Our results further show that individuals with high autistic traits show narrower self-other overlap in the auditory domain than in the visual domain. The steeper slope in the auditory domain for individuals high in autistic trait indicates that the stimulus features allowed such individuals to shift categories (from ‘self’ to ‘other’) over a narrow range. This suggests that a narrow representation of self-voice (or a more distinct representation of self-voice) is associated with higher autistic traits. One interpretation of this result is that individuals high in autistic traits have a ‘narrower’ physical self-representation. This narrow physical self-representation can be interpreted such that any deviation from it is perceived to be an ‘other’, making it difficult to simulate others. This is particularly interesting, since flexibility of self-representation can be useful in order to put oneself in another person’s shoes (that is, simulate them). However, this relationship of high autistic traits and narrower physical self-representation was seen only for self-voice stimuli, and not for self-face stimuli. One potential mechanism through which a more distinct physical self-representation can be instantiated is through heightened attention to interoceptive cues, as has been noted by a recent study in individuals with ASC [37].

Since the relationship of autistic traits and narrower physical self-representation is only seen for self-voice and not for self-face, an alternative explanation based on the sensory characteristics of self-face and self-voice stimuli is offered here. In contrast to faces, our familiarity with our own voices as it sounds to others is usually lower. This is because we hear our own voices through bone conduction, which sounds different from that we can hear from recorded self-voice that we hear through air conduction. Previous reports have suggested that individuals focus on the grammar, syntax, and psychological characteristics of other speakers, while they focus on the tonal qualities when hearing their own voice [28]. The nature of the voice stimuli in our experiment was also devoid of any semantic information, a feature that makes recognition of self-voice further pitch dependent. The tonal qualities are more pitch dependent, and higher abilities in pitch discrimination are reported in autism [38]. It is therefore possible that the higher perceptual functioning in the auditory domain, often seen in autism, may underlie the better recognition of self in the auditory domain by individuals with high autistic traits.

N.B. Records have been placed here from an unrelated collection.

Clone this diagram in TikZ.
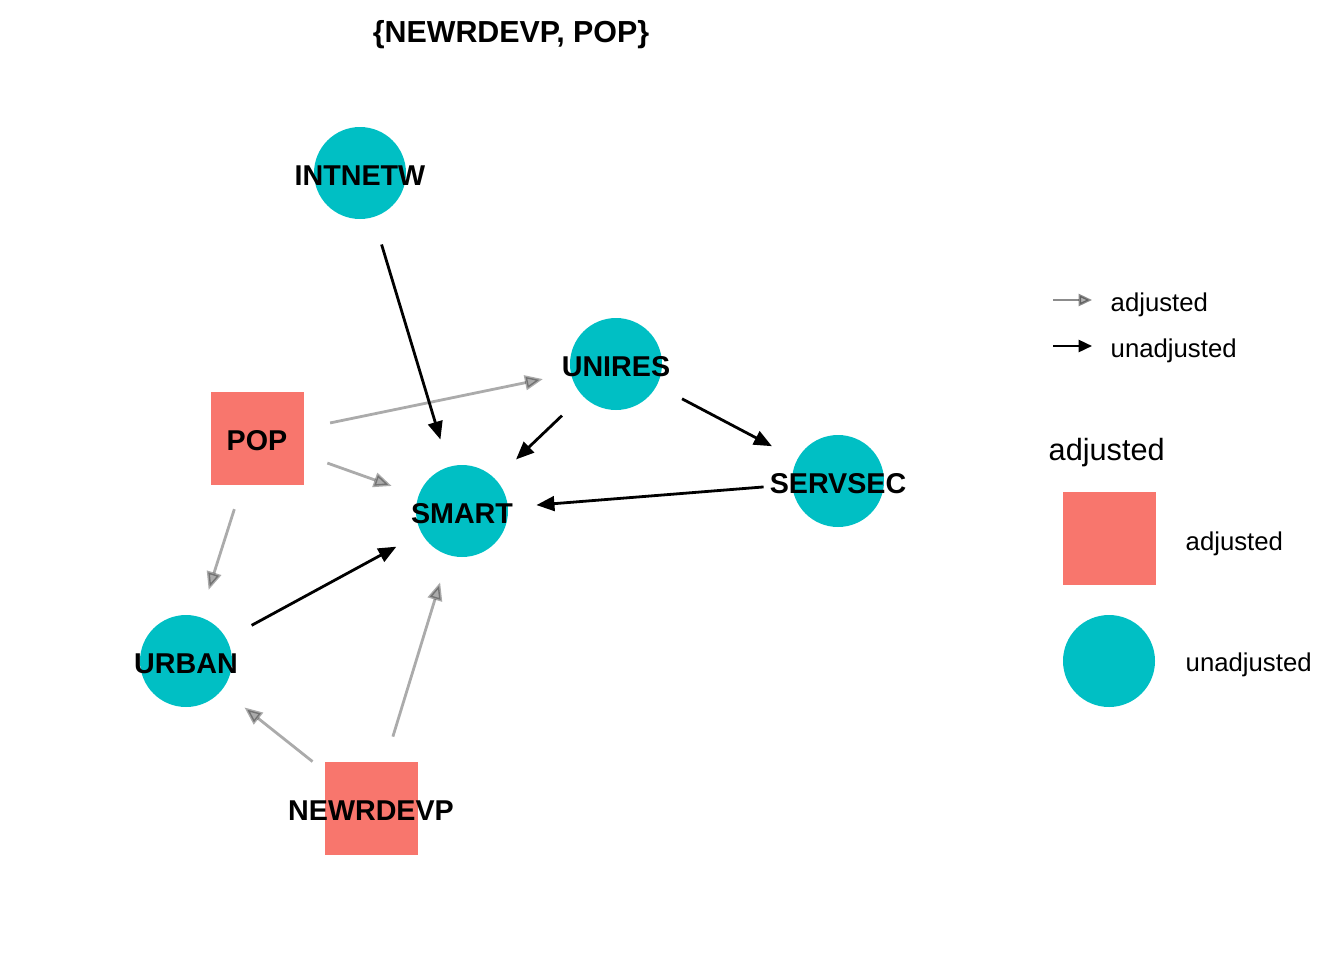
\documentclass[tikz,border=0pt]{standalone}
\usepackage{fontspec}
\setmainfont{Liberation Sans}
\usetikzlibrary{arrows.meta}
\definecolor{teal}{HTML}{00BFC4}
\definecolor{salmon}{HTML}{F8766D}
\begin{document}
\begin{tikzpicture}[x=0.75pt,y=-0.75pt,
  lbl/.style={font=\fontsize{21.5}{24}\selectfont\bfseries, text=black, yshift=-2.2pt},
  unadj/.style={circle, fill=teal, minimum size=69pt, inner sep=0pt},
  adj/.style={rectangle, fill=salmon, minimum size=69.75pt, inner sep=0pt},
  tip/.style={-{Triangle[length=13.5pt,width=11pt]}},
  blk/.style={tip, draw=black, line width=2.1pt, shorten <=56pt, shorten >=56pt},
  gry/.style={tip, draw=black, draw opacity=0.33, fill opacity=0.33, line width=2.1pt, shorten <=56pt, shorten >=56pt},
  legtxt/.style={font=\fontsize{19.3}{22}\selectfont, anchor=west, yshift=-2pt}]
\useasboundingbox (0,0) rectangle (1344,960);
\node[font=\fontsize{22.8}{26}\selectfont\bfseries, yshift=-2.2pt] (title) at (511,32) {\{NEWRDEVP, POP\}};
% node shapes
\node[unadj] (INTNETW) at (360,173) {};
\node[unadj] (UNIRES) at (616,364) {};
\node[unadj] (SMART) at (462,511) {};
\node[unadj] (SERVSEC) at (838,481) {};
\node[unadj] (URBAN) at (186,661) {};
\node[adj] (POP) at (257,438) {};
\node[adj] (NEWRDEVP) at (371,808) {};
% node labels
\node[lbl] (tINTNETW) at (INTNETW) {INTNETW};
\node[lbl] (tUNIRES) at (UNIRES) {UNIRES};
\node[lbl] (tSMART) at (SMART) {SMART};
\node[lbl] (tSERVSEC) at (SERVSEC) {SERVSEC};
\node[lbl] (tURBAN) at (URBAN) {URBAN};
\node[lbl] (tPOP) at (POP) {POP};
\node[lbl] (tNEWRDEVP) at (NEWRDEVP) {NEWRDEVP};
% edges
\draw[gry] (POP.center) -- (UNIRES.center);
\draw[gry] (POP.center) -- (SMART.center);
\draw[gry] (POP.center) -- (URBAN.center);
\draw[gry] (NEWRDEVP.center) -- (URBAN.center);
\draw[gry] (NEWRDEVP.center) -- (SMART.center);
\draw[blk] (INTNETW.center) -- (SMART.center);
\draw[blk] (UNIRES.center) -- (SMART.center);
\draw[blk] (UNIRES.center) -- (SERVSEC.center);
\draw[blk] (SERVSEC.center) -- (SMART.center);
\draw[blk] (URBAN.center) -- (SMART.center);
% legend
\coordinate (la1) at (1053,300);
\coordinate (la2) at (1092,300);
\coordinate (lb1) at (1053,346);
\coordinate (lb2) at (1092,346);
\draw[-{Triangle[length=10pt,width=9pt]}, draw=black, draw opacity=0.45, fill opacity=0.3, line width=1.8pt] (la1) -- (la2);
\draw[-{Triangle[length=10pt,width=9pt]}, draw=black, line width=1.8pt] (lb1) -- (lb2);
\node[legtxt] (l1) at (1106,302) {adjusted};
\node[legtxt] (l2) at (1106,348) {unadjusted};
\node[font=\fontsize{23}{26}\selectfont, anchor=west, yshift=-2pt] (lt) at (1044,450) {adjusted};
\node[adj] (lsq) at (1109.5,538.5) {};
\node[unadj] (lci) at (1109,661) {};
\node[legtxt] (l3) at (1181,541) {adjusted};
\node[legtxt] (l4) at (1181,662) {unadjusted};
\end{tikzpicture}
\end{document}
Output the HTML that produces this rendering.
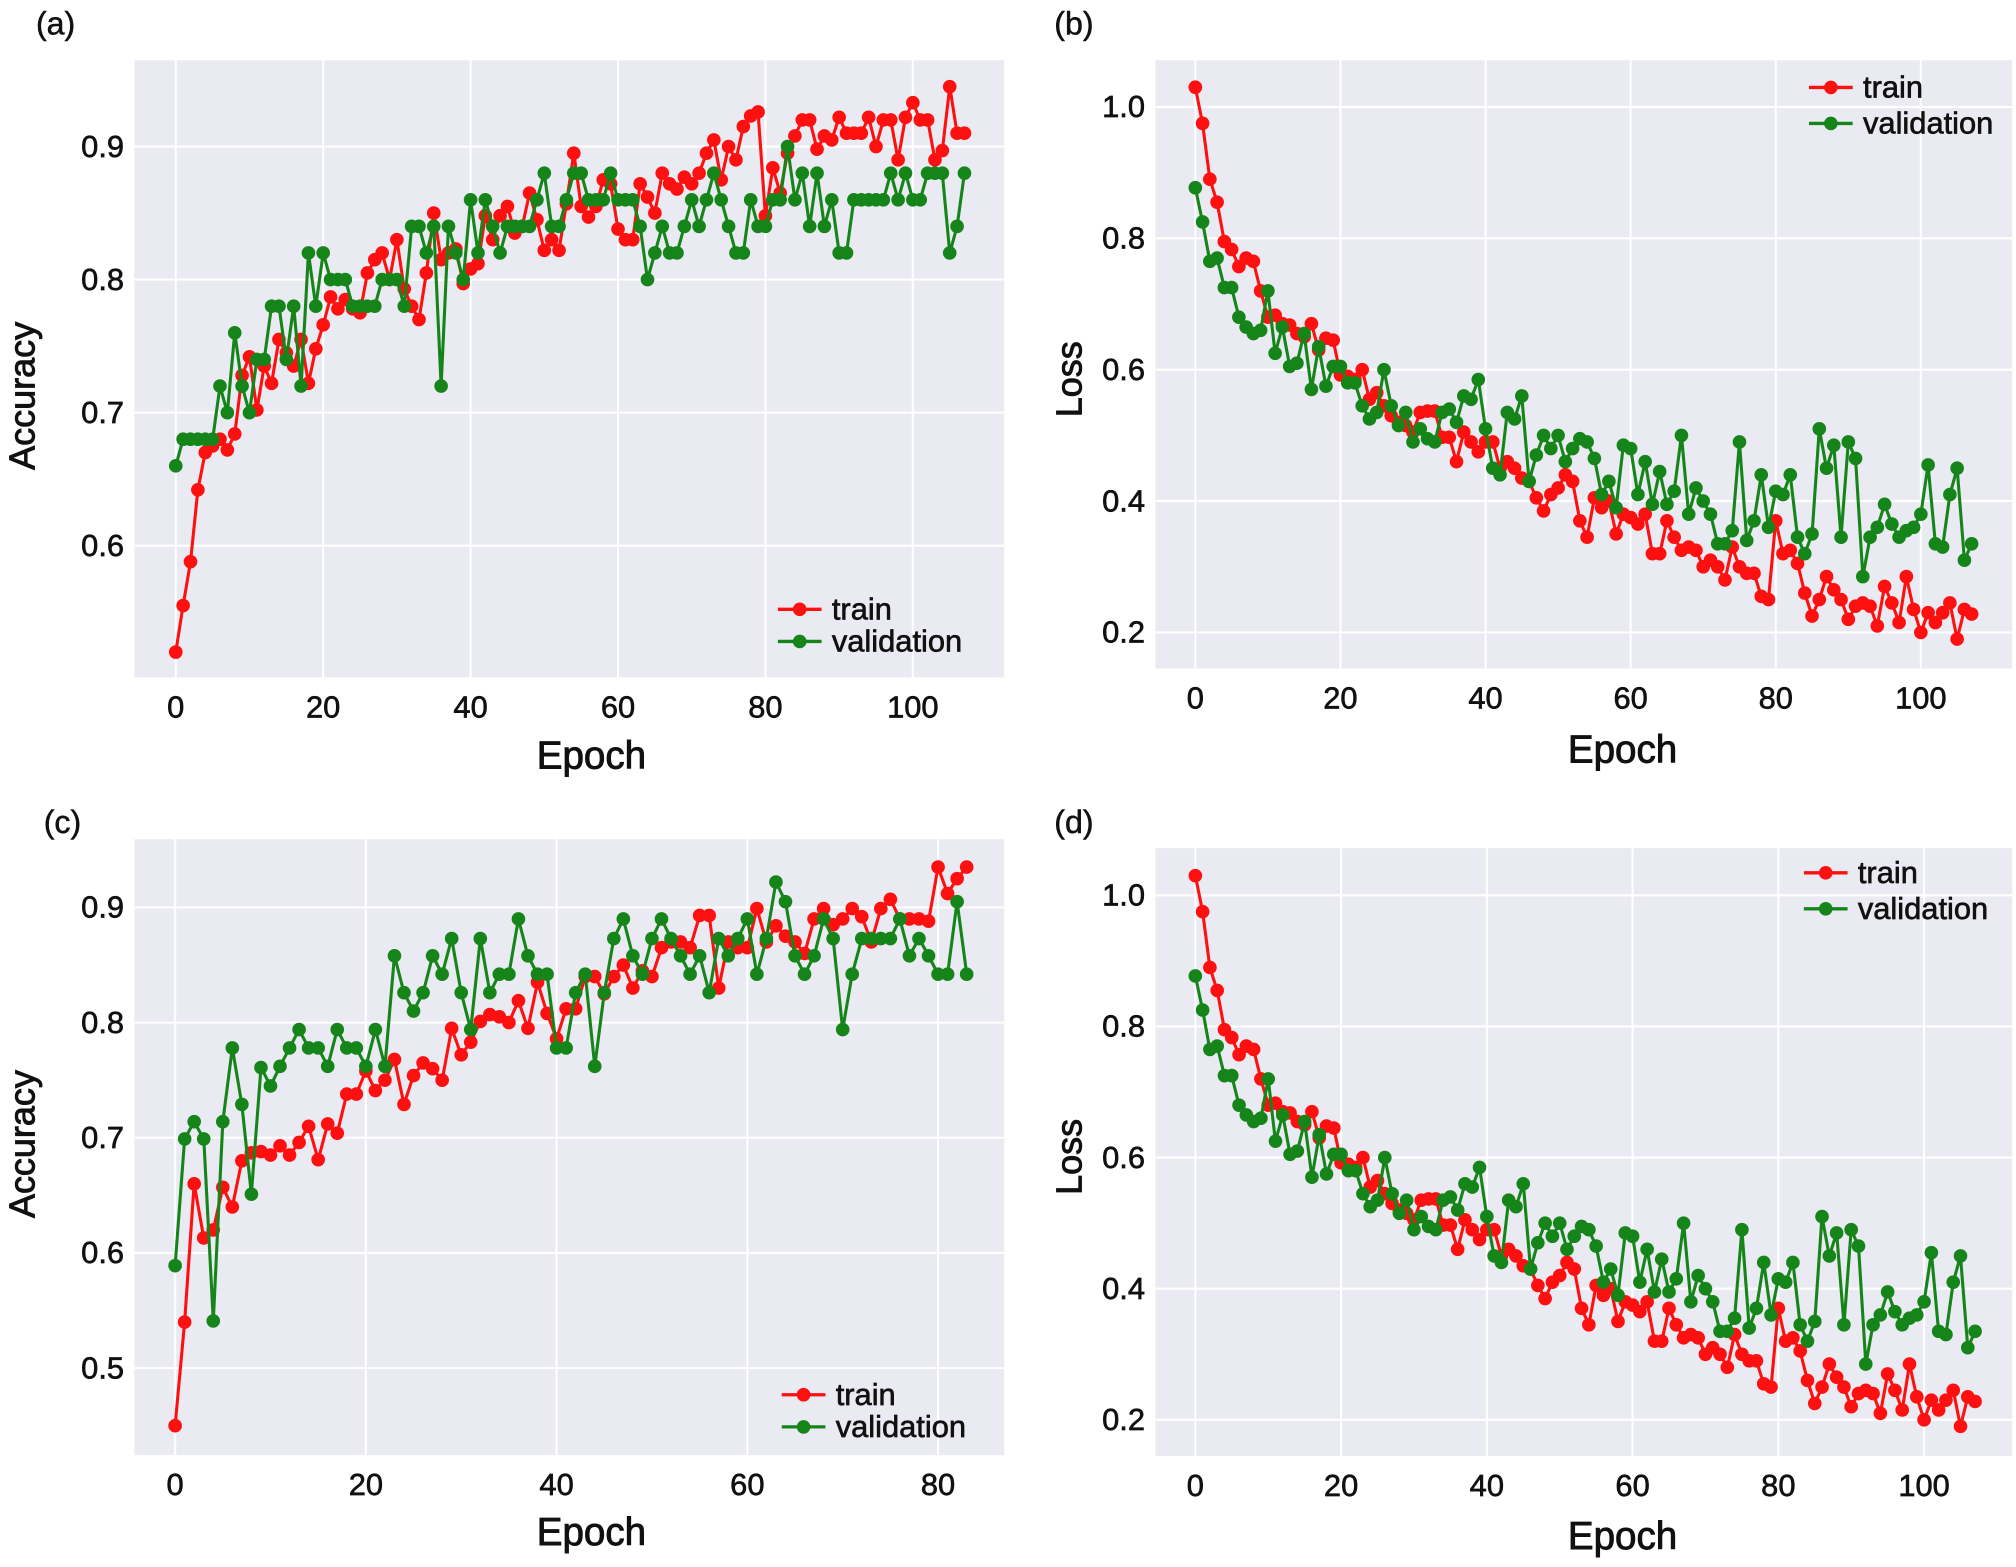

It should be noted that the current study sample was not balanced for gender and did not have sufficient power for the analyses to be stratified by gender. Notwithstanding this limitation, controlling for gender in a separate correlation analysis did not change the reported results. However, in view of a female advantage suggested in an early study based on polaroid photographs of self-faces [39], future work should further test the role of gender in self-face and extend it to self-voice recognition. Specifically for self-voice recognition, future experiments should test the competing explanations of the results presented in this study, by testing if the better discrimination of pitch in unrelated control sounds can account for this observed positive correlation of self-voice recognition bias and autistic traits.

Self-representation in the psychological domain has been investigated widely in recent behavioural and neuroimaging studies [40,41]. It will be of interest to test the relationship of physical self-representation with self-representation in the psychological domain. In addition, cultural differences in these different aspects of self-representation and how these are altered in psychopathological conditions such as ASC need to be addressed by future studies.

Conclusions

In this study, we showed that recognition bias for physical self-representation across the visual and auditory domain is not a unitary or correlated phenomenon. We also showed that recognition bias for self-voice is correlated with autistic traits, such that individuals with high autistic traits show a narrow self-other overlap. Future experiments should include non-voice stimuli to test between competing interpretations suggested in this report and extend the paradigm to other cultures as well as individuals with autism spectrum conditions.